Source data

○ ○ ○ ○ ○

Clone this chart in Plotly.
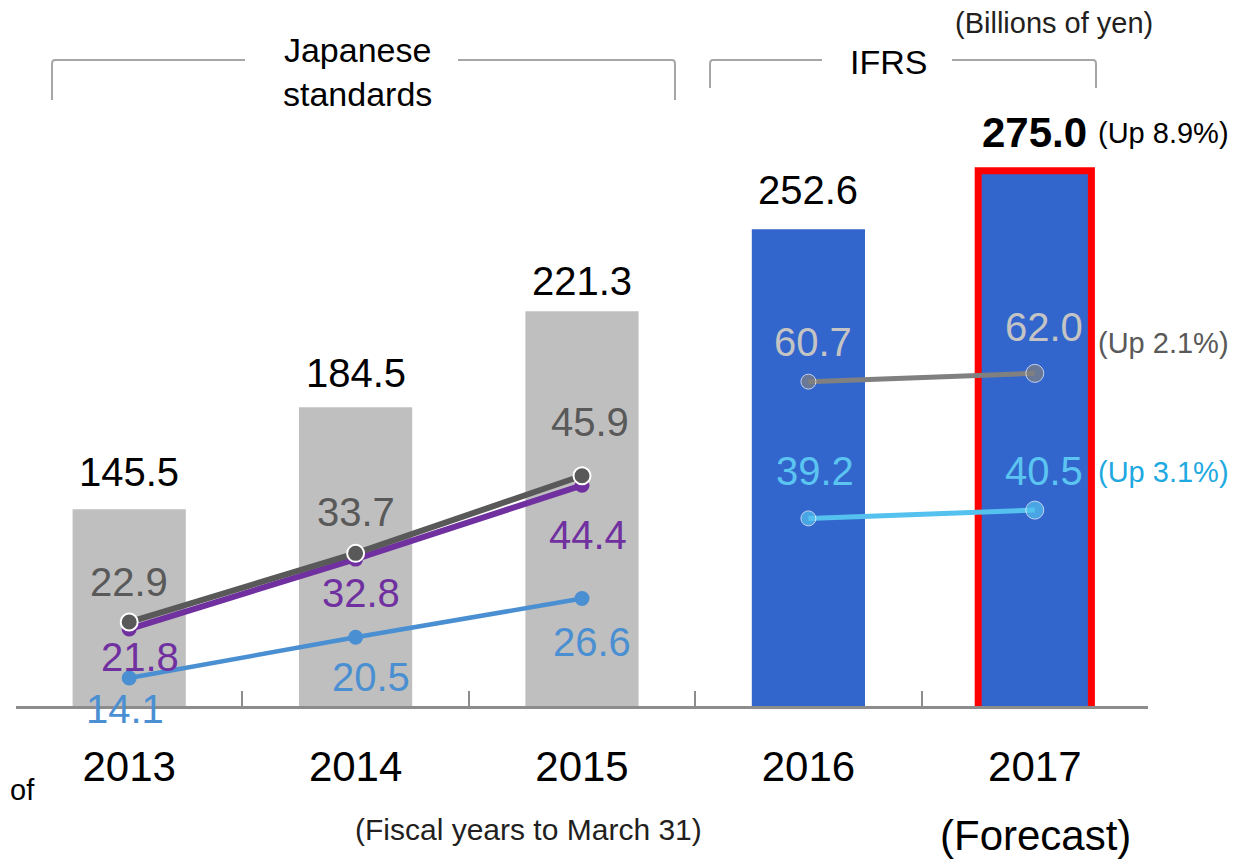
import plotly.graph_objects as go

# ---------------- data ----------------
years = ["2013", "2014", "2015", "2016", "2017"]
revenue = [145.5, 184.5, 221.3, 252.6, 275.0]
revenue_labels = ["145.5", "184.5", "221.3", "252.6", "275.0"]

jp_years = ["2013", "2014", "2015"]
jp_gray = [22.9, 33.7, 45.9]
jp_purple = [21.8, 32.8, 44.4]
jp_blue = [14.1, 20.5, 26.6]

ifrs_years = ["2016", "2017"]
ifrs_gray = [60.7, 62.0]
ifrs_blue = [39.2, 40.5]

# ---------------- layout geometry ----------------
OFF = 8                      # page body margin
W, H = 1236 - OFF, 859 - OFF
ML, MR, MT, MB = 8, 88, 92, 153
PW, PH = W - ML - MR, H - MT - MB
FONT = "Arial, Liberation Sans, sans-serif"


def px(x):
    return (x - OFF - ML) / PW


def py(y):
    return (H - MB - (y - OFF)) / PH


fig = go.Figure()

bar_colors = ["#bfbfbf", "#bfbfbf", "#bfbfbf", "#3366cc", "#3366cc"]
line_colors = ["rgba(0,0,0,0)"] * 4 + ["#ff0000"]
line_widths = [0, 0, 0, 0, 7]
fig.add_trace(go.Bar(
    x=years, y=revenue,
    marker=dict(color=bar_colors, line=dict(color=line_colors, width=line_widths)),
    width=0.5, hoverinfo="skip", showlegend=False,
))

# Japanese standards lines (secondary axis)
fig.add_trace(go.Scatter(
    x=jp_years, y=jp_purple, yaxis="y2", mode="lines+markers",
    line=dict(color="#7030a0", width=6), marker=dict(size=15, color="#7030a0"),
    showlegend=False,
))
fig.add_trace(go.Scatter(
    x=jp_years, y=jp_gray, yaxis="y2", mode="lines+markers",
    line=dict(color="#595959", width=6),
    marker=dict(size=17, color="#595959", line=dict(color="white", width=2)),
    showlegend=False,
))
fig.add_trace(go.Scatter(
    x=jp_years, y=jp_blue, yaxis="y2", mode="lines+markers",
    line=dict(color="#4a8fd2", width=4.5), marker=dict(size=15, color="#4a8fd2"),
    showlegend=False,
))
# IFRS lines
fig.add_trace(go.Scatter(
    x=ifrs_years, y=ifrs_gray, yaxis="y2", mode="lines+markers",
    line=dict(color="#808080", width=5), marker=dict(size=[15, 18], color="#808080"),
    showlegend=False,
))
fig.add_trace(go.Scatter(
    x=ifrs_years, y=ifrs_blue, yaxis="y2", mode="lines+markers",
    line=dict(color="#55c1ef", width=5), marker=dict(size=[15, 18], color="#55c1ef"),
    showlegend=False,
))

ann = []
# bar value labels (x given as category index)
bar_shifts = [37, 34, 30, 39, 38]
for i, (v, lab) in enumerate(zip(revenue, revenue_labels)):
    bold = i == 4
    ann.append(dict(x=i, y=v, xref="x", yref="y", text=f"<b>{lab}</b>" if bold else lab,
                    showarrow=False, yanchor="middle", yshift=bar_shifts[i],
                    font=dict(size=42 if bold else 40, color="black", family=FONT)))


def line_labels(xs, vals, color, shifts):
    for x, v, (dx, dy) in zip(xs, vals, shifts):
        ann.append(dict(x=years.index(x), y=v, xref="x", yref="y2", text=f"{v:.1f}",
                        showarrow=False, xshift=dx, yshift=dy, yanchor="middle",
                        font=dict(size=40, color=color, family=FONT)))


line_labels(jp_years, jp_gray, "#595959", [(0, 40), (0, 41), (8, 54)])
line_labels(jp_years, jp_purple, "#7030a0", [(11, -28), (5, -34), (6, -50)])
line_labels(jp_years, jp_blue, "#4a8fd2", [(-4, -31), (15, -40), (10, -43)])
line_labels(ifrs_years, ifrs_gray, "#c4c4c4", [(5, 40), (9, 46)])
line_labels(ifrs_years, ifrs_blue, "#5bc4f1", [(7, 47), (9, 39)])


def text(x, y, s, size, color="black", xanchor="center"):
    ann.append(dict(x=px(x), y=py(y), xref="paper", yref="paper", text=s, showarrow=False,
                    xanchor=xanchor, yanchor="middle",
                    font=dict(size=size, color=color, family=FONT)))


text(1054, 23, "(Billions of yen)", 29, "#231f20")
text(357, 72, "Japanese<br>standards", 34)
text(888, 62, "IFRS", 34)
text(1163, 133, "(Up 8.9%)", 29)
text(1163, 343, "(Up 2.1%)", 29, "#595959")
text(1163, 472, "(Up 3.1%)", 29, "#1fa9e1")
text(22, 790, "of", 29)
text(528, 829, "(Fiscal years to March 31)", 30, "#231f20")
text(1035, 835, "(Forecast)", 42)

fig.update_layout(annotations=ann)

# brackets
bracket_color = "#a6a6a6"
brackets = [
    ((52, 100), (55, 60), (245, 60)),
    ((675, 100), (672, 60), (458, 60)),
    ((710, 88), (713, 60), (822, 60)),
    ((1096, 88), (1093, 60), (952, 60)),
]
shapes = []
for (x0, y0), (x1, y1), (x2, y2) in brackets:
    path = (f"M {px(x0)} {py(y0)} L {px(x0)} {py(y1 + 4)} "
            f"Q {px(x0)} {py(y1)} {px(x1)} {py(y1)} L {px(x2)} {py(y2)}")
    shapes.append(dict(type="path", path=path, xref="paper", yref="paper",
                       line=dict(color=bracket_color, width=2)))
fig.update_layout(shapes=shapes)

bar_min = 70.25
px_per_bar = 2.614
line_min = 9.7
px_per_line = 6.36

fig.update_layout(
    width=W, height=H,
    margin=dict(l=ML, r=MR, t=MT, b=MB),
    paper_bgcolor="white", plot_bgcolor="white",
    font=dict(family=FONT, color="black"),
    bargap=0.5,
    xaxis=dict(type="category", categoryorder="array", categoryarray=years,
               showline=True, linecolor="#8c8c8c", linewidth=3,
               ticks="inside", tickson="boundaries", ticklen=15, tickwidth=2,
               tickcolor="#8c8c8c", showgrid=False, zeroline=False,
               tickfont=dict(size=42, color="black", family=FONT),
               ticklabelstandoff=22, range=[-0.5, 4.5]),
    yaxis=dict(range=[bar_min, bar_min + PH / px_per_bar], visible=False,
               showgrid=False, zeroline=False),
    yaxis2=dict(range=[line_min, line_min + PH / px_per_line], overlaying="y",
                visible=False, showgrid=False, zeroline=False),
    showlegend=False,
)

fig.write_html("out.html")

○ ○ ○ ○ ○

Aim
Exclude the pictures. Write out the remaining data exactly.

Expected output
Clone this chart in Plotly.
import plotly.graph_objects as go

# ---------------- data ----------------
years = ["2013", "2014", "2015", "2016", "2017"]
revenue = [145.5, 184.5, 221.3, 252.6, 275.0]
revenue_labels = ["145.5", "184.5", "221.3", "252.6", "275.0"]

jp_years = ["2013", "2014", "2015"]
jp_gray = [22.9, 33.7, 45.9]
jp_purple = [21.8, 32.8, 44.4]
jp_blue = [14.1, 20.5, 26.6]

ifrs_years = ["2016", "2017"]
ifrs_gray = [60.7, 62.0]
ifrs_blue = [39.2, 40.5]

# ---------------- layout geometry ----------------
OFF = 8                      # page body margin
W, H = 1236 - OFF, 859 - OFF
ML, MR, MT, MB = 8, 88, 92, 153
PW, PH = W - ML - MR, H - MT - MB
FONT = "Arial, Liberation Sans, sans-serif"


def px(x):
    return (x - OFF - ML) / PW


def py(y):
    return (H - MB - (y - OFF)) / PH


fig = go.Figure()

bar_colors = ["#bfbfbf", "#bfbfbf", "#bfbfbf", "#3366cc", "#3366cc"]
line_colors = ["rgba(0,0,0,0)"] * 4 + ["#ff0000"]
line_widths = [0, 0, 0, 0, 7]
fig.add_trace(go.Bar(
    x=years, y=revenue,
    marker=dict(color=bar_colors, line=dict(color=line_colors, width=line_widths)),
    width=0.5, hoverinfo="skip", showlegend=False,
))

# Japanese standards lines (secondary axis)
fig.add_trace(go.Scatter(
    x=jp_years, y=jp_purple, yaxis="y2", mode="lines+markers",
    line=dict(color="#7030a0", width=6), marker=dict(size=15, color="#7030a0"),
    showlegend=False,
))
fig.add_trace(go.Scatter(
    x=jp_years, y=jp_gray, yaxis="y2", mode="lines+markers",
    line=dict(color="#595959", width=6),
    marker=dict(size=17, color="#595959", line=dict(color="white", width=2)),
    showlegend=False,
))
fig.add_trace(go.Scatter(
    x=jp_years, y=jp_blue, yaxis="y2", mode="lines+markers",
    line=dict(color="#4a8fd2", width=4.5), marker=dict(size=15, color="#4a8fd2"),
    showlegend=False,
))
# IFRS lines
fig.add_trace(go.Scatter(
    x=ifrs_years, y=ifrs_gray, yaxis="y2", mode="lines+markers",
    line=dict(color="#808080", width=5), marker=dict(size=[15, 18], color="#808080"),
    showlegend=False,
))
fig.add_trace(go.Scatter(
    x=ifrs_years, y=ifrs_blue, yaxis="y2", mode="lines+markers",
    line=dict(color="#55c1ef", width=5), marker=dict(size=[15, 18], color="#55c1ef"),
    showlegend=False,
))

ann = []
# bar value labels (x given as category index)
bar_shifts = [37, 34, 30, 39, 38]
for i, (v, lab) in enumerate(zip(revenue, revenue_labels)):
    bold = i == 4
    ann.append(dict(x=i, y=v, xref="x", yref="y", text=f"<b>{lab}</b>" if bold else lab,
                    showarrow=False, yanchor="middle", yshift=bar_shifts[i],
                    font=dict(size=42 if bold else 40, color="black", family=FONT)))


def line_labels(xs, vals, color, shifts):
    for x, v, (dx, dy) in zip(xs, vals, shifts):
        ann.append(dict(x=years.index(x), y=v, xref="x", yref="y2", text=f"{v:.1f}",
                        showarrow=False, xshift=dx, yshift=dy, yanchor="middle",
                        font=dict(size=40, color=color, family=FONT)))


line_labels(jp_years, jp_gray, "#595959", [(0, 40), (0, 41), (8, 54)])
line_labels(jp_years, jp_purple, "#7030a0", [(11, -28), (5, -34), (6, -50)])
line_labels(jp_years, jp_blue, "#4a8fd2", [(-4, -31), (15, -40), (10, -43)])
line_labels(ifrs_years, ifrs_gray, "#c4c4c4", [(5, 40), (9, 46)])
line_labels(ifrs_years, ifrs_blue, "#5bc4f1", [(7, 47), (9, 39)])


def text(x, y, s, size, color="black", xanchor="center"):
    ann.append(dict(x=px(x), y=py(y), xref="paper", yref="paper", text=s, showarrow=False,
                    xanchor=xanchor, yanchor="middle",
                    font=dict(size=size, color=color, family=FONT)))


text(1054, 23, "(Billions of yen)", 29, "#231f20")
text(357, 72, "Japanese<br>standards", 34)
text(888, 62, "IFRS", 34)
text(1163, 133, "(Up 8.9%)", 29)
text(1163, 343, "(Up 2.1%)", 29, "#595959")
text(1163, 472, "(Up 3.1%)", 29, "#1fa9e1")
text(22, 790, "of", 29)
text(528, 829, "(Fiscal years to March 31)", 30, "#231f20")
text(1035, 835, "(Forecast)", 42)

fig.update_layout(annotations=ann)

# brackets
bracket_color = "#a6a6a6"
brackets = [
    ((52, 100), (55, 60), (245, 60)),
    ((675, 100), (672, 60), (458, 60)),
    ((710, 88), (713, 60), (822, 60)),
    ((1096, 88), (1093, 60), (952, 60)),
]
shapes = []
for (x0, y0), (x1, y1), (x2, y2) in brackets:
    path = (f"M {px(x0)} {py(y0)} L {px(x0)} {py(y1 + 4)} "
            f"Q {px(x0)} {py(y1)} {px(x1)} {py(y1)} L {px(x2)} {py(y2)}")
    shapes.append(dict(type="path", path=path, xref="paper", yref="paper",
                       line=dict(color=bracket_color, width=2)))
fig.update_layout(shapes=shapes)

bar_min = 70.25
px_per_bar = 2.614
line_min = 9.7
px_per_line = 6.36

fig.update_layout(
    width=W, height=H,
    margin=dict(l=ML, r=MR, t=MT, b=MB),
    paper_bgcolor="white", plot_bgcolor="white",
    font=dict(family=FONT, color="black"),
    bargap=0.5,
    xaxis=dict(type="category", categoryorder="array", categoryarray=years,
               showline=True, linecolor="#8c8c8c", linewidth=3,
               ticks="inside", tickson="boundaries", ticklen=15, tickwidth=2,
               tickcolor="#8c8c8c", showgrid=False, zeroline=False,
               tickfont=dict(size=42, color="black", family=FONT),
               ticklabelstandoff=22, range=[-0.5, 4.5]),
    yaxis=dict(range=[bar_min, bar_min + PH / px_per_bar], visible=False,
               showgrid=False, zeroline=False),
    yaxis2=dict(range=[line_min, line_min + PH / px_per_line], overlaying="y",
                visible=False, showgrid=False, zeroline=False),
    showlegend=False,
)

fig.write_html("out.html")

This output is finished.